| EXERCISE AIM |
Retype the listing below line for line, but only from the line with "Emit a Python" down to the line with "x = np.arange(len(months))", inclusive. Pictures stay out.

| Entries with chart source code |
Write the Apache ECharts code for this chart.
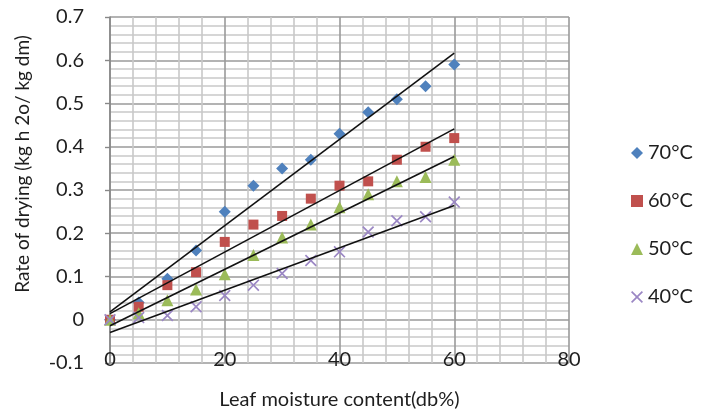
<!DOCTYPE html>
<html>
<head>
<meta charset="utf-8">
<script src="https://cdn.jsdelivr.net/npm/echarts@6/dist/echarts.min.js"></script>
<style>
  html, body { margin: 0; padding: 0; background: #fff; }
  #chart { width: 709px; height: 415px; }
</style>
</head>
<body>
<div id="chart"></div>
<script>
// Leaf moisture content (db%) sampled every 5 units
const moisture = [0, 5, 10, 15, 20, 25, 30, 35, 40, 45, 50, 55, 60];

// Drying rate (kg h2o / kg dm) at each air temperature
const rate70 = [0, 0.04, 0.095, 0.16, 0.25, 0.31, 0.35, 0.37, 0.43, 0.48, 0.51, 0.54, 0.59];
const rate60 = [0, 0.03, 0.08, 0.11, 0.18, 0.22, 0.24, 0.28, 0.31, 0.32, 0.37, 0.40, 0.42];
const rate50 = [0, 0.015, 0.045, 0.07, 0.105, 0.15, 0.19, 0.22, 0.26, 0.29, 0.32, 0.33, 0.37];
const rate40 = [0, 0.005, 0.01, 0.03, 0.056, 0.08, 0.107, 0.137, 0.157, 0.203, 0.229, 0.238, 0.272];

const seriesNames = ['70°C', '60°C', '50°C', '40°C'];
const seriesRates = [rate70, rate60, rate50, rate40];

const xAxisRange = { min: 0, max: 80, interval: 20 };
const yAxisRange = { min: -0.1, max: 0.7, interval: 0.1 };

const colors = ['#4F81BD', '#C0504D', '#9BBB59', '#9B87C4'];
const symbols = [
  'diamond',
  'rect',
  'triangle',
  'path://M0,1 L1,0 L5,4 L9,0 L10,1 L6,5 L10,9 L9,10 L5,6 L1,10 L0,9 L4,5 Z'
];
const symbolSizes = [12, 10, 12, 12];

// Least-squares straight line through a set of points
function linearFit(xs, ys) {
  const n = xs.length;
  const mx = xs.reduce((a, b) => a + b, 0) / n;
  const my = ys.reduce((a, b) => a + b, 0) / n;
  let sxy = 0, sxx = 0;
  for (let i = 0; i < n; i++) {
    sxy += (xs[i] - mx) * (ys[i] - my);
    sxx += (xs[i] - mx) * (xs[i] - mx);
  }
  const slope = sxy / sxx;
  return { slope, intercept: my - slope * mx };
}

const font = 'Lato, "Open Sans", sans-serif';
const textColor = '#1e1e1e';

const series = [];
seriesRates.forEach((ys, i) => {
  series.push({
    name: seriesNames[i],
    type: 'scatter',
    symbol: symbols[i],
    symbolSize: symbolSizes[i],
    itemStyle: { color: colors[i], opacity: 1 },
    data: moisture.map((x, k) => [x, ys[k]]),
    z: 2
  });
});
// Linear trendline for each temperature, over the measured range
seriesRates.forEach((ys) => {
  const fit = linearFit(moisture, ys);
  const x0 = moisture[0], x1 = moisture[moisture.length - 1];
  series.push({
    type: 'line',
    showSymbol: false,
    silent: true,
    lineStyle: { color: '#111', width: 1.6 },
    data: [[x0, fit.intercept + fit.slope * x0], [x1, fit.intercept + fit.slope * x1]],
    z: 3
  });
});

const majorGrid = { show: true, lineStyle: { color: '#9a9a9a', width: 1.6 } };
const minorGrid = { show: true, lineStyle: { color: '#c8c8c8', width: 1.6 } };

const chart = echarts.init(document.getElementById('chart'), null, { renderer: 'canvas' });
chart.setOption({
  animation: false,
  backgroundColor: '#fff',
  grid: { left: 110, right: 140, top: 17, bottom: 50 },
  legend: {
    orient: 'vertical',
    left: 626,
    top: 136,
    itemWidth: 12,
    itemHeight: 12,
    itemGap: 24,
    data: seriesNames,
    textStyle: { fontFamily: font, fontSize: 20, color: textColor, lineHeight: 24 }
  },
  xAxis: {
    type: 'value',
    min: xAxisRange.min,
    max: xAxisRange.max,
    interval: xAxisRange.interval,
    name: 'Leaf moisture content(db%)',
    nameLocation: 'middle',
    nameGap: 27,
    nameTextStyle: { fontFamily: font, fontSize: 20, color: textColor },
    axisLine: { show: false },
    axisTick: { show: false },
    axisLabel: { fontFamily: font, fontSize: 20, color: textColor, margin: -3, verticalAlign: 'middle' },
    splitLine: majorGrid,
    minorTick: { show: false, splitNumber: 5 },
    minorSplitLine: minorGrid
  },
  yAxis: {
    type: 'value',
    min: yAxisRange.min,
    max: yAxisRange.max,
    interval: yAxisRange.interval,
    name: 'Rate of drying (kg h 2o/ kg dm)',
    nameLocation: 'middle',
    nameGap: 78,
    nameTextStyle: { fontFamily: font, fontSize: 19, color: textColor, padding: [0, 0, 0, 52] },
    axisLine: { show: true, onZero: false, lineStyle: { color: '#888', width: 1.6 } },
    axisTick: { show: true, length: 5, lineStyle: { color: '#888', width: 1.4 } },
    axisLabel: {
      fontFamily: font, fontSize: 20, color: textColor, margin: 26,
      formatter: (v) => String(parseFloat(v.toFixed(2)))
    },
    splitLine: majorGrid,
    minorTick: { show: false, splitNumber: 5 },
    minorSplitLine: minorGrid
  },
  series: series
});
</script>
</body>
</html>
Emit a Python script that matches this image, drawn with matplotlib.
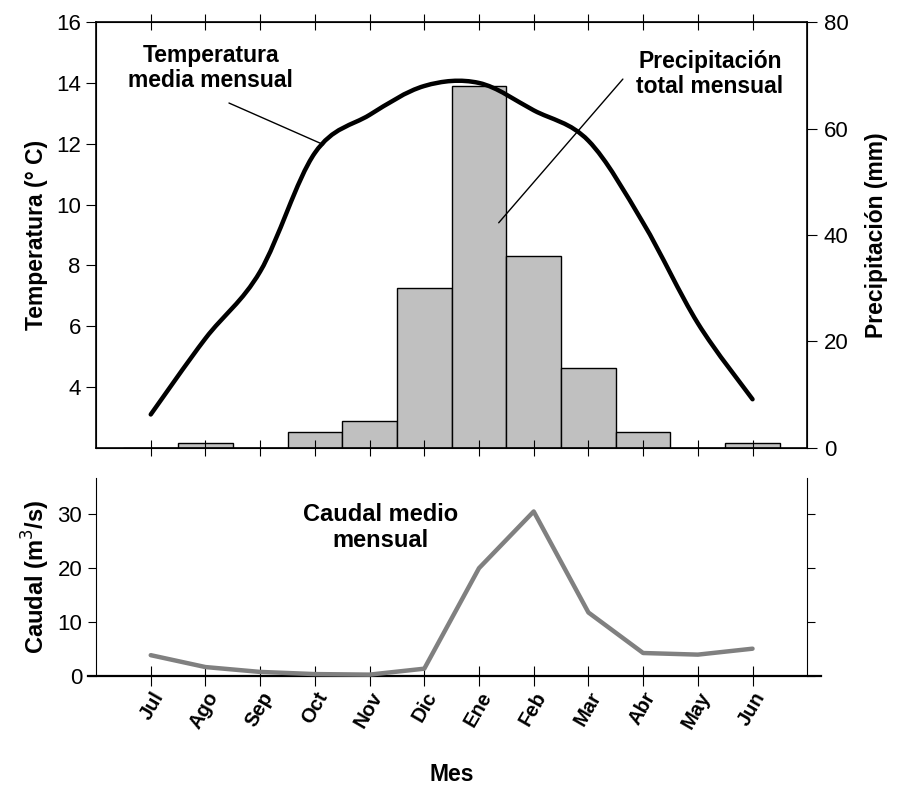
import matplotlib
matplotlib.use("Agg")
import matplotlib.pyplot as plt
from matplotlib.path import Path
from matplotlib.patches import PathPatch
import numpy as np

plt.rcParams['font.family'] = ['Liberation Sans', 'DejaVu Sans']

# data
months = ["Jul", "Ago", "Sep", "Oct", "Nov", "Dic", "Ene", "Feb", "Mar", "Abr", "May", "Jun"]
temperatura = [3.1, 5.6, 7.8, 11.7, 12.95, 13.9, 14.0, 13.1, 12.1, 9.4, 6.1, 3.6]
precipitacion = [0, 1, 0, 3, 5, 30, 68, 36, 15, 3, 0, 1]
caudal = [3.9, 1.7, 0.8, 0.4, 0.3, 1.4, 20.0, 30.5, 11.8, 4.3, 4.0, 5.1]

x = np.arange(len(months))


def smooth_path(xs, ys):
    # catmull-rom through the points, drawn as matplotlib bezier segments
    pts = np.column_stack([xs, ys]).astype(float)
    ext = np.vstack([pts[0], pts, pts[-1]])
    verts = [pts[0]]
    codes = [Path.MOVETO]
    for i in range(1, len(ext) - 2):
        p0, p1, p2, p3 = ext[i - 1], ext[i], ext[i + 1], ext[i + 2]
        verts += [p1 + (p2 - p0) / 6, p2 - (p3 - p1) / 6, p2]
        codes += [Path.CURVE4] * 3
    return Path(verts, codes)


fig = plt.figure(figsize=(9.06, 7.90), dpi=100)
ax = fig.add_axes([0.106, 0.433, 0.785, 0.539])
ax2 = ax.twinx()
ax.set_zorder(ax2.get_zorder() + 1)
ax.patch.set_visible(False)

# precipitation bars (right axis)
ax2.bar(x, precipitacion, width=1.0, color="#c0c0c0", edgecolor="black", linewidth=1.0)
ax2.set_ylim(0, 80)
ax2.set_yticks([0, 20, 40, 60, 80])
ax2.set_ylabel("Precipitación (mm)", fontsize=16.5, fontweight="bold", labelpad=12)
ax2.tick_params(axis="y", direction="out", length=7, labelsize=16, pad=5)

# temperature curve (left axis)
ax.add_patch(PathPatch(smooth_path(x, temperatura), fill=False, edgecolor="black",
                       linewidth=3.2, capstyle="round", joinstyle="round"))
ax.set_xlim(-1, 12)
ax.set_ylim(2, 16)
ax.set_yticks([4, 6, 8, 10, 12, 14, 16])
ax.set_ylabel("Temperatura (° C)", fontsize=16.5, fontweight="bold", labelpad=6)
ax.set_xticks(x)
ax.set_xticklabels([])
ax.tick_params(axis="y", direction="out", length=7, labelsize=16, pad=4)
ax.tick_params(axis="x", direction="inout", length=12, top=True)
ax2.tick_params(axis="x", top=False)
for sp in ax.spines.values():
    sp.set_linewidth(1.2)

ax.text(1.1, 14.5, "Temperatura\nmedia mensual", fontsize=16.5, fontweight="bold",
        ha="center", va="center", linespacing=1.1)
ax.annotate("", xy=(3.16, 11.97), xytext=(1.43, 13.34),
            arrowprops=dict(arrowstyle="-", color="black", lw=1.0, shrinkA=0, shrinkB=0))
ax2.text(10.22, 70.2, "Precipitación\ntotal mensual", fontsize=16.5, fontweight="bold",
         ha="center", va="center", linespacing=1.1)
ax2.annotate("", xy=(6.36, 42.3), xytext=(8.63, 69.3),
             arrowprops=dict(arrowstyle="-", color="black", lw=1.0, shrinkA=0, shrinkB=0))

# caudal panel
bx = fig.add_axes([0.106, 0.144, 0.785, 0.251])
bx.plot(x, caudal, color="#808080", linewidth=3.2, clip_on=False, zorder=5,
        solid_capstyle="round")
bx.set_xlim(-1, 12)
bx.set_ylim(0, 36.7)
bx.set_yticks([0, 10, 20, 30])
bx.set_xticks(x)
bx.set_xticklabels(months, rotation=60, ha="right", rotation_mode="anchor",
                   fontsize=14.5, fontweight="bold")
bx.tick_params(axis="x", direction="inout", length=14, pad=2)
bx.tick_params(axis="y", direction="out", length=6, labelsize=16, pad=4, right=True)
bx.spines["top"].set_visible(False)
bx.spines["bottom"].set_bounds(-1.15, 12.25)
bx.spines["bottom"].set_linewidth(1.6)
bx.set_ylabel("Caudal (m$^3$/s)", fontsize=17, fontweight="bold", labelpad=4)
bx.set_xlabel("Mes", fontsize=16.5, fontweight="bold", labelpad=22)
bx.text(4.2, 27.5, "Caudal medio\nmensual", fontsize=17, fontweight="bold",
        ha="center", va="center", linespacing=1.2)

fig.savefig("out.png", dpi=100)
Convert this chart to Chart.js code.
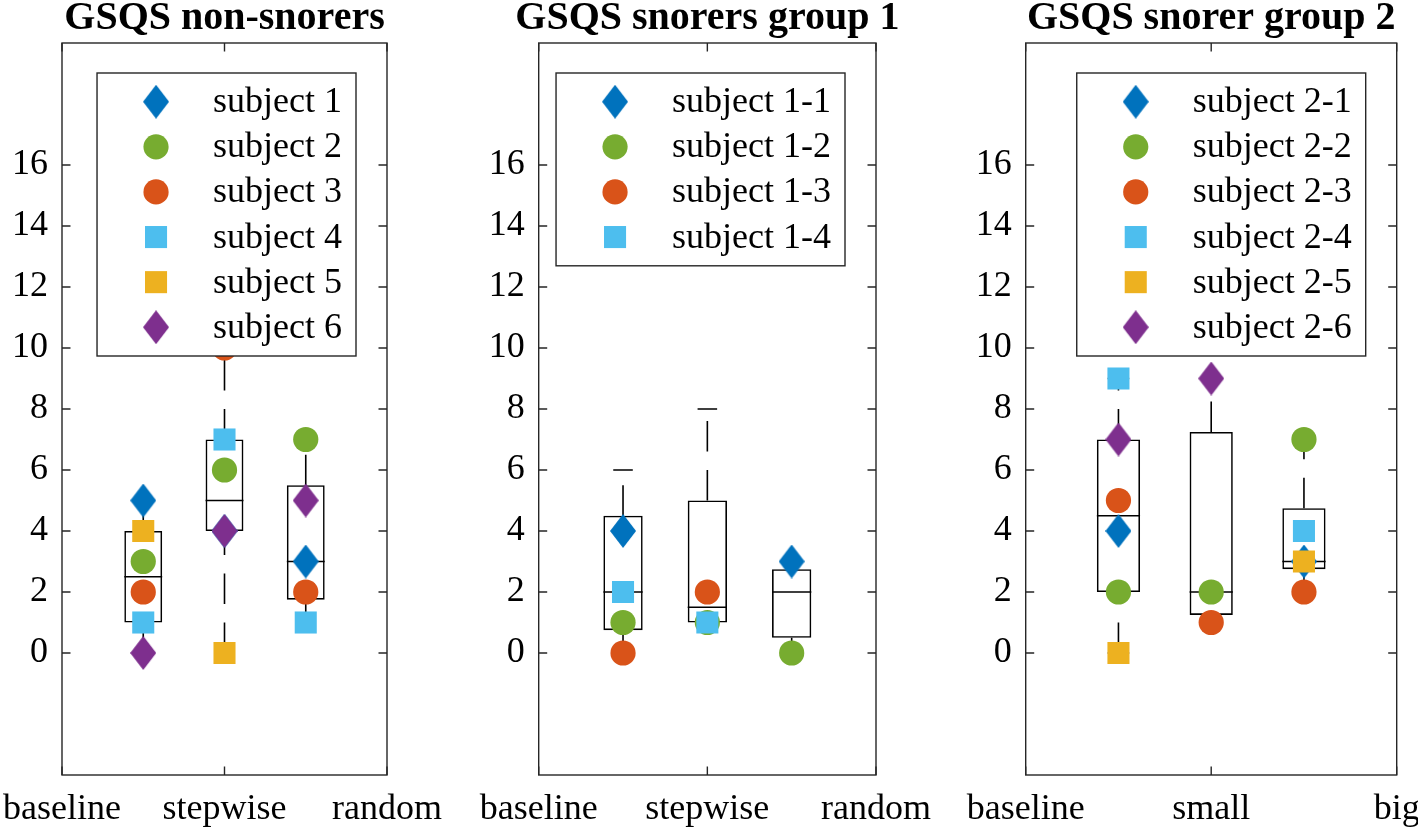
<!DOCTYPE html>
<html>
<head>
<meta charset="utf-8">
<title>GSQS box plots</title>
<script src="https://cdn.jsdelivr.net/npm/chart.js@4.4.0/dist/chart.umd.min.js"></script>
<style>
  html, body { margin: 0; padding: 0; background: #fff; }
  body { width: 1418px; height: 831px; position: relative; overflow: hidden; }
  canvas { position: absolute; top: 0; }
</style>
</head>
<body>
<canvas id="chartNon"></canvas>
<canvas id="chartG1"></canvas>
<canvas id="chartG2"></canvas>
<script>
// shared axes
const yTicks = [0, 2, 4, 6, 8, 10, 12, 14, 16];
const xTickPositions = [1, 2, 3];
const boxPositions = [1.5, 2, 2.5];

// marker look for each subject slot
const subjectColors = ['#0072BD', '#77AC30', '#D95319', '#4DBEEE', '#EDB120', '#7E2F8E'];
const subjectShapes = ['diamond', 'circle', 'circle', 'square', 'square', 'diamond'];

// GSQS non-snorers
const nonTickLabels = ['baseline', 'stepwise', 'random'];
const nonSubjects = ['subject 1', 'subject 2', 'subject 3', 'subject 4', 'subject 5', 'subject 6'];
const nonScores = [
  [5, 4, 3],
  [3, 6, 7],
  [2, 10, 2],
  [1, 7, 1],
  [4, 0, null],
  [0, 4, 5]
];
const nonQ1 = [1, 4, 1.75];
const nonMedian = [2.5, 5, 3];
const nonQ3 = [4, 7, 5.5];
const nonWhiskerLow = [0, 0, 1];
const nonWhiskerHigh = [5, 10, 7];

// GSQS snorers group 1
const g1TickLabels = ['baseline', 'stepwise', 'random'];
const g1Subjects = ['subject 1-1', 'subject 1-2', 'subject 1-3', 'subject 1-4'];
const g1Scores = [
  [4, null, 3],
  [1, 1, 0],
  [0, 2, null],
  [2, 1, null]
];
const g1Q1 = [0.75, 1, 0.5];
const g1Median = [2, 1.5, 2];
const g1Q3 = [4.5, 5, 2.75];
const g1WhiskerLow = [0, 1, 0];
const g1WhiskerHigh = [6, 8, 3];

// GSQS snorer group 2
const g2TickLabels = ['baseline', 'small', 'big'];
const g2Subjects = ['subject 2-1', 'subject 2-2', 'subject 2-3', 'subject 2-4', 'subject 2-5', 'subject 2-6'];
const g2Scores = [
  [4, null, 3],
  [2, 2, 7],
  [5, 1, 2],
  [9, null, 4],
  [0, null, 3],
  [7, 9, null]
];
const g2Q1 = [2, 1.25, 2.75];
const g2Median = [4.5, 2, 3];
const g2Q3 = [7, 7.25, 4.75];
const g2WhiskerLow = [0, 1, 2];
const g2WhiskerHigh = [9, 9, 7];

const FONT = '"Liberation Serif", "Times New Roman", Times, serif';
const AXIS_COLOR = '#262626';
const LINE_W = 1.6;
const BOX_HALF = 0.1165;   // box half width, x units
const CAP_HALF = 0.058;    // whisker cap half width

Chart.defaults.font.family = FONT;
Chart.defaults.color = '#000';

function diamondImage(color) {
  const c = document.createElement('canvas');
  c.width = 26; c.height = 34;
  const g = c.getContext('2d');
  g.fillStyle = color;
  g.beginPath();
  g.moveTo(13, 0); g.lineTo(26, 17); g.lineTo(13, 34); g.lineTo(0, 17);
  g.closePath();
  g.fill();
  return c;
}

function markerStyle(i) {
  const shape = subjectShapes[i];
  if (shape === 'diamond') return { pointStyle: diamondImage(subjectColors[i]), pointRadius: 17 };
  if (shape === 'circle') return { pointStyle: 'circle', pointRadius: 12.6 };
  return { pointStyle: 'rect', pointRadius: 15.6 };
}

// frame, inward ticks and the panel title
const framePlugin = {
  id: 'frame',
  afterDatasetsDraw(chart, args, opts) {
    const { ctx, chartArea: a, scales } = chart;
    const tl = 8.5;
    ctx.save();
    ctx.strokeStyle = AXIS_COLOR;
    ctx.lineWidth = 1.4;
    ctx.beginPath();
    yTicks.forEach(v => {
      const y = scales.y.getPixelForValue(v);
      ctx.moveTo(a.left, y); ctx.lineTo(a.left + tl, y);
      ctx.moveTo(a.right, y); ctx.lineTo(a.right - tl, y);
    });
    xTickPositions.forEach(v => {
      const x = scales.x.getPixelForValue(v);
      ctx.moveTo(x, a.top); ctx.lineTo(x, a.top + tl);
      ctx.moveTo(x, a.bottom); ctx.lineTo(x, a.bottom - tl);
    });
    ctx.stroke();
    ctx.strokeRect(a.left, a.top, a.right - a.left, a.bottom - a.top);

    // title centred over the plot, never squeezed
    ctx.fillStyle = '#000';
    ctx.font = 'bold 40px ' + FONT;
    ctx.textAlign = 'center';
    ctx.textBaseline = 'alphabetic';
    ctx.fillText(opts.title, (a.left + a.right) / 2, 29);
    ctx.restore();
  }
};

// legend box in the upper right corner of the plot
const legendPlugin = {
  id: 'subjectLegend',
  afterDraw(chart) {
    const { ctx, chartArea: a } = chart;
    const items = chart.data.datasets.filter(d => d.subjectIndex !== undefined);
    const rowH = 45.1, pad = 6.2;
    ctx.save();
    ctx.font = '36px ' + FONT;
    const textW = Math.max(...items.map(d => ctx.measureText(d.label).width));
    const w = 59 + 57 + textW + 14;
    const h = pad * 2 + rowH * items.length;
    const right = a.right - 31, top = a.top + 30;
    const left = right - w;
    ctx.fillStyle = '#fff';
    ctx.fillRect(left, top, w, h);
    ctx.strokeStyle = AXIS_COLOR;
    ctx.lineWidth = 1.4;
    ctx.strokeRect(left, top, w, h);
    items.forEach((d, k) => {
      const cy = top + pad + rowH * (k + 0.5);
      const cx = left + 59;
      ctx.fillStyle = d.backgroundColor;
      if (d.pointStyle instanceof HTMLCanvasElement) {
        ctx.drawImage(d.pointStyle, cx - d.pointStyle.width / 2, cy - d.pointStyle.height / 2);
      } else if (d.pointStyle === 'circle') {
        ctx.beginPath(); ctx.arc(cx, cy, d.pointRadius, 0, Math.PI * 2); ctx.fill();
      } else {
        const s = d.pointRadius * Math.SQRT1_2;
        ctx.fillRect(cx - s, cy - s, 2 * s, 2 * s);
      }
      ctx.fillStyle = '#000';
      ctx.textBaseline = 'middle';
      ctx.textAlign = 'left';
      ctx.fillText(d.label, cx + 57, cy + 1);
    });
    ctx.restore();
  }
};

function makePanel(id, left, width, plotLeft, plotRight, title, tickLabels, subjects, scores, q1, median, q3, low, high) {
  const canvas = document.getElementById(id);
  canvas.width = width;
  canvas.height = 831;
  canvas.style.left = left + 'px';
  const yAxisWidth = plotLeft - left;
  const padRight = left + width - plotRight;

  const datasets = [];
  subjects.forEach((label, i) => {
    datasets.push(Object.assign({
      type: 'scatter',
      label,
      subjectIndex: i,
      data: boxPositions.map((x, j) => ({ x, y: scores[i][j] })),
      backgroundColor: subjectColors[i],
      borderWidth: 0,
      order: 10 - i
    }, markerStyle(i)));
  });

  datasets.push({
    type: 'bar',
    label: 'box',
    data: boxPositions.map((x, j) => ({ x, y: [q1[j], q3[j]] })),
    backgroundColor: 'rgba(0,0,0,0)',
    borderColor: '#000',
    borderWidth: LINE_W,
    borderSkipped: false,
    categoryPercentage: 1,
    barPercentage: (2 * BOX_HALF) / (boxPositions[1] - boxPositions[0]),
    order: 20
  });

  datasets.push({
    type: 'line',
    label: 'median',
    data: boxPositions.flatMap((x, j) => [
      { x: x - BOX_HALF, y: median[j] }, { x: x + BOX_HALF, y: median[j] }, { x, y: null }
    ]),
    borderColor: '#000', borderWidth: LINE_W, pointRadius: 0, spanGaps: false, order: 19
  });

  datasets.push({
    type: 'line',
    label: 'whiskers',
    data: boxPositions.flatMap((x, j) => [
      { x, y: low[j] }, { x, y: q1[j] }, { x, y: null },
      { x, y: q3[j] }, { x, y: high[j] }, { x, y: null }
    ]),
    borderColor: '#000', borderWidth: LINE_W, borderDash: [30.5, 18.5],
    pointRadius: 0, spanGaps: false, order: 18
  });

  datasets.push({
    type: 'line',
    label: 'caps',
    data: boxPositions.flatMap((x, j) => [
      { x: x - CAP_HALF, y: high[j] }, { x: x + CAP_HALF, y: high[j] }, { x, y: null },
      { x: x - CAP_HALF, y: low[j] }, { x: x + CAP_HALF, y: low[j] }, { x, y: null }
    ]),
    borderColor: '#000', borderWidth: LINE_W, pointRadius: 0, spanGaps: false, order: 17
  });

  return new Chart(canvas, {
    type: 'scatter',
    data: { datasets },
    options: {
      responsive: false,
      animation: false,
      events: [],
      devicePixelRatio: 1,
      layout: { padding: { left: 0, right: padRight, top: 43, bottom: 0 } },
      plugins: {
        legend: { display: false },
        tooltip: { enabled: false },
        title: { display: false },
        frame: { title }
      },
      scales: {
        x: {
          type: 'linear', min: 1, max: 3, offset: false,
          grid: { display: false, drawTicks: false },
          border: { display: false },
          ticks: {
            font: { size: 36 }, color: '#000', padding: 13, maxRotation: 0, autoSkip: false,
            callback: (v, i) => tickLabels[i]
          },
          afterBuildTicks: s => { s.ticks = xTickPositions.map(value => ({ value })); },
          afterFit: s => { s.height = 56; s.paddingLeft = 0; s.paddingRight = 0; }
        },
        y: {
          type: 'linear', min: -4, max: 20,
          grid: { display: false, drawTicks: false },
          border: { display: false },
          ticks: { font: { size: 36 }, color: '#000', padding: 14 },
          afterBuildTicks: s => { s.ticks = yTicks.map(value => ({ value })); },
          afterFit: s => { s.width = yAxisWidth; s.paddingTop = 0; s.paddingBottom = 0; }
        }
      }
    },
    plugins: [framePlugin, legendPlugin]
  });
}

makePanel('chartNon', 0, 450, 62, 387, 'GSQS non-snorers', nonTickLabels, nonSubjects, nonScores,
  nonQ1, nonMedian, nonQ3, nonWhiskerLow, nonWhiskerHigh);
makePanel('chartG1', 462, 483, 538.7, 876, 'GSQS snorers group 1', g1TickLabels, g1Subjects, g1Scores,
  g1Q1, g1Median, g1Q3, g1WhiskerLow, g1WhiskerHigh);
makePanel('chartG2', 950, 468, 1025.7, 1396.7, 'GSQS snorer group 2', g2TickLabels, g2Subjects, g2Scores,
  g2Q1, g2Median, g2Q3, g2WhiskerLow, g2WhiskerHigh);
</script>
</body>
</html>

| TASK RESULT |
Emit a Python script that matches this image, drawn with matplotlib.
import matplotlib
matplotlib.use("Agg")
import matplotlib.pyplot as plt
from matplotlib.path import Path
from matplotlib.patches import PathPatch
import numpy as np

plt.rcParams['font.family'] = ['Liberation Sans', 'DejaVu Sans']

# data
months = ["Jul", "Ago", "Sep", "Oct", "Nov", "Dic", "Ene", "Feb", "Mar", "Abr", "May", "Jun"]
temperatura = [3.1, 5.6, 7.8, 11.7, 12.95, 13.9, 14.0, 13.1, 12.1, 9.4, 6.1, 3.6]
precipitacion = [0, 1, 0, 3, 5, 30, 68, 36, 15, 3, 0, 1]
caudal = [3.9, 1.7, 0.8, 0.4, 0.3, 1.4, 20.0, 30.5, 11.8, 4.3, 4.0, 5.1]

x = np.arange(len(months))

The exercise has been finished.